彼女の耳がピクリと動いた。それから彼女はドアの方を指さした。
「あ、あの! 良かったら……朝食を食べていきませんか。スープができているので」
春原は驚いて彼女を見た。彼女の表情は相変わらず警戒心を隠していないが、その言葉には確かな優しさがあった。彼は獣人の少女を改めて見つめた。ふと、”まさか”という期待が胸をよぎった。
「ありがとう」
彼は素直に答えた。このまま何も食べずに街をさまようより、何か暖かいものを口にする方がいい。特に頭痛に悩まされている今は。
獣人の少女はドアを開けて春原を促した。彼は彼女に続いて部屋を出ると、小さな食堂に足を踏み入れた。古い木のテーブルと椅子が並ぶ質素な店内。壁には色あせた王国の地図が飾られ、窓辺には小さな花が活けられていた。厨房からは湯気と共に、心地よい料理の香りが漂ってきた。
「座ってください」
獣人の少女は厨房へと戻り、鍋の蓋を開けた。立ち上る湯気が彼女の細い顔を包み込む。彼女は丁寧にスープをよそい、小さなパンと共に春原の前に置いた。
「どうぞ」
彼女は静かに言って、少し距離を取った。
春原はスープを見つめた。透明感のある琥珀色のスープには、薄切りの野菜と少量の肉片が浮かんでいる。シンプルだが、立ち上る香りは豊かで、彼の空腹を刺激した。
一口すすると、彼の舌に温かな旨味が広がった。野菜の自然な甘みと、肉のコク、そしてそれらを引き立てる絶妙な塩加減。
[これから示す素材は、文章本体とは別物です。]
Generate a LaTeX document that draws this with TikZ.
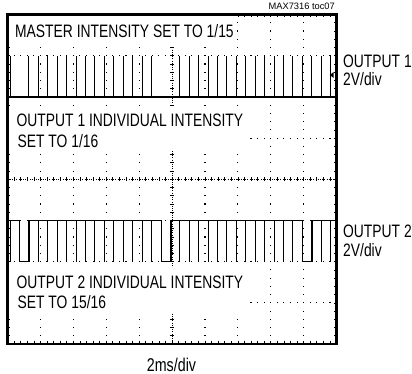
\documentclass[tikz,border=0pt]{standalone}
\usepackage{fontspec}
\setmainfont{Liberation Sans}[FakeStretch=0.77]
\newfontfamily\plainfont{Liberation Sans}
\begin{document}
\begin{tikzpicture}[x=1pt,y=-1pt,
  lbl/.style={font=\fontsize{18}{20}\selectfont, inner sep=0pt, anchor=base west},
  gdot/.style={fill=black},
  trace/.style={line width=1.5pt},
  pulse/.style={line width=0.9pt},
  frame/.style={line width=2.8pt},
  tick/.style={line width=0.6pt}]
\useasboundingbox (0,0) rectangle (412,374);
\fill[white] (0,0) rectangle (412,374);
\def\L{7.5}\def\R{336.5}\def\T{14.5}\def\B{344}
\pgfmathsetmacro\dx{(\R-\L)/10}
\pgfmathsetmacro\dy{(\B-\T)/8}
% dotted grid: vertical lines
\foreach \k in {1,2,3,4,6,7,8,9}{
  \foreach \j in {1,...,39}{
    \fill[gdot] ({\L+\k*\dx-0.5},{\T+\j*\dy/5-0.5}) rectangle ++(1.1,1.1);
  }
}
% dotted grid: horizontal lines
\foreach \k in {1,2,3,5,6,7}{
  \foreach \j in {1,...,49}{
    \fill[gdot] ({\L+\j*\dx/5-0.5},{\T+\k*\dy-0.5}) rectangle ++(1.1,1.1);
  }
}
% centre axes
\coordinate (cx) at ({\L+5*\dx},{\T+4*\dy});
\draw[line width=0.6pt,dash pattern=on 1pt off 1.2pt] (\L,{\T+4*\dy}) -- (\R,{\T+4*\dy});
\draw[line width=0.6pt,dash pattern=on 1pt off 1.2pt] ({\L+5*\dx},\T) -- ({\L+5*\dx},\B);
\foreach \j in {1,...,49}{
  \draw[tick] ({\L+\j*\dx/5},{\T+4*\dy-2.2}) -- ++(0,4.4);
}
\foreach \j in {1,...,39}{
  \draw[tick] ({\L+5*\dx-2.2},{\T+\j*\dy/5}) -- ++(4.4,0);
}
% frame ticks
\foreach \j in {1,...,49}{
  \draw[tick] ({\L+\j*\dx/5},\T) -- ++(0,2.6);
  \draw[tick] ({\L+\j*\dx/5},\B) -- ++(0,-2.6);
}
\foreach \j in {1,...,39}{
  \draw[tick] (\L,{\T+\j*\dy/5}) -- ++(2.6,0);
  \draw[tick] (\R,{\T+\j*\dy/5}) -- ++(-2.6,0);
}
% white text backgrounds
\fill[white] (9,16) rectangle (233,46);
\fill[white] (9,106) rectangle (245,151);
\fill[white] (9,268) rectangle (245,313);
% trace 1 (OUTPUT 1)
\pgfmathsetmacro\yl{\T+2*\dy}
\pgfmathsetmacro\yh{\T+1*\dy}
\draw[trace] (9,\yl) -- (335,\yl);
\foreach \n in {0,2,3,...,15,18,19,...,34}{
  \draw[pulse] ({10+9.43*\n},\yl) -- ({10+9.43*\n},\yh);
}
\fill (329.5,75) -- (333.5,72.2) -- (333.5,77.8) -- cycle;
% trace 2 (OUTPUT 2)
\pgfmathsetmacro\zh{\T+5*\dy}
\pgfmathsetmacro\zl{\T+6*\dy}
\draw[trace] (9,\zh) -- (19.4,\zh) -- (19.4,\zl) -- (28.9,\zl) -- (28.9,\zh)
  -- (161.6,\zh) -- (161.6,\zl) -- (171,\zl) -- (171,\zh)
  -- (302.3,\zh) -- (302.3,\zl) -- (311.8,\zl) -- (311.8,\zh) -- (335,\zh);
\foreach \n in {0,3,4,...,15,18,19,...,30,33,34}{
  \draw[pulse] ({10+9.43*\n},\zh) -- ({10+9.43*\n},\zl);
}
% frame
\draw[frame] (\L,\T) rectangle (\R,\B);
% texts
\node[lbl] (master) at (15,37.5) {MASTER INTENSITY SET TO 1/15};
\node[lbl] (o1a) at (16.5,126.5) {OUTPUT 1 INDIVIDUAL INTENSITY};
\node[lbl] (o1b) at (17.5,147.5) {SET TO 1/16};
\node[lbl] (o2a) at (16.5,288) {OUTPUT 2 INDIVIDUAL INTENSITY};
\node[lbl] (o2b) at (17.5,308.5) {SET TO 15/16};
\node[lbl] (r1a) at (343,67.5) {OUTPUT 1};
\node[lbl] (r1b) at (343,86) {2V/div};
\node[lbl] (r2a) at (343,237.5) {OUTPUT 2};
\node[lbl] (r2b) at (343,256.5) {2V/div};
\node[font=\plainfont\fontsize{9.3}{11}\selectfont, inner sep=0pt, anchor=base east] (toc) at (335,10) {MAX7316 toc07};
\node[font=\fontsize{18.5}{20}\selectfont, inner sep=0pt, anchor=base] (time) at (171.5,371.5) {2ms/div};
\end{tikzpicture}
\end{document}
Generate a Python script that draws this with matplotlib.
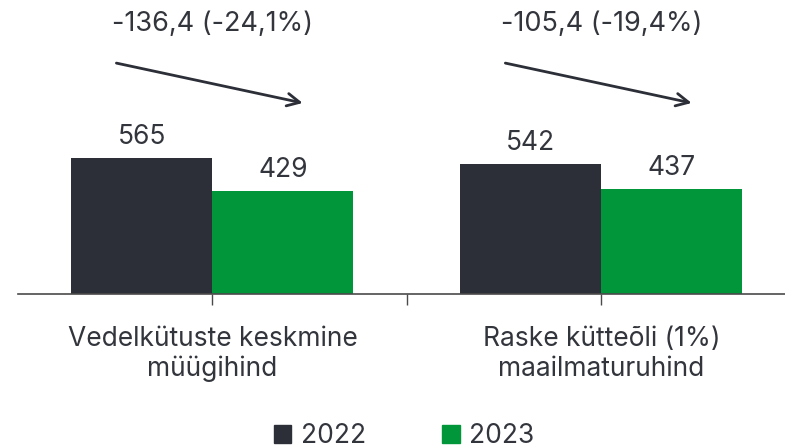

その味わいは、王宮の豪華な料理とは明らかに異なっていた。宮廷の料理は技術的には完璧だが、どこか魂が欠けているように感じられた。しかし、この素朴なスープには、どこか"温かさ"がある。
そして、その瞬間、春原の期待が確信へと変わった。この味、この感覚──先日、王宮で食べた料理と同じだ。いや、料理そのものは異なるのに、そこに宿る温かさがまったく同じだった。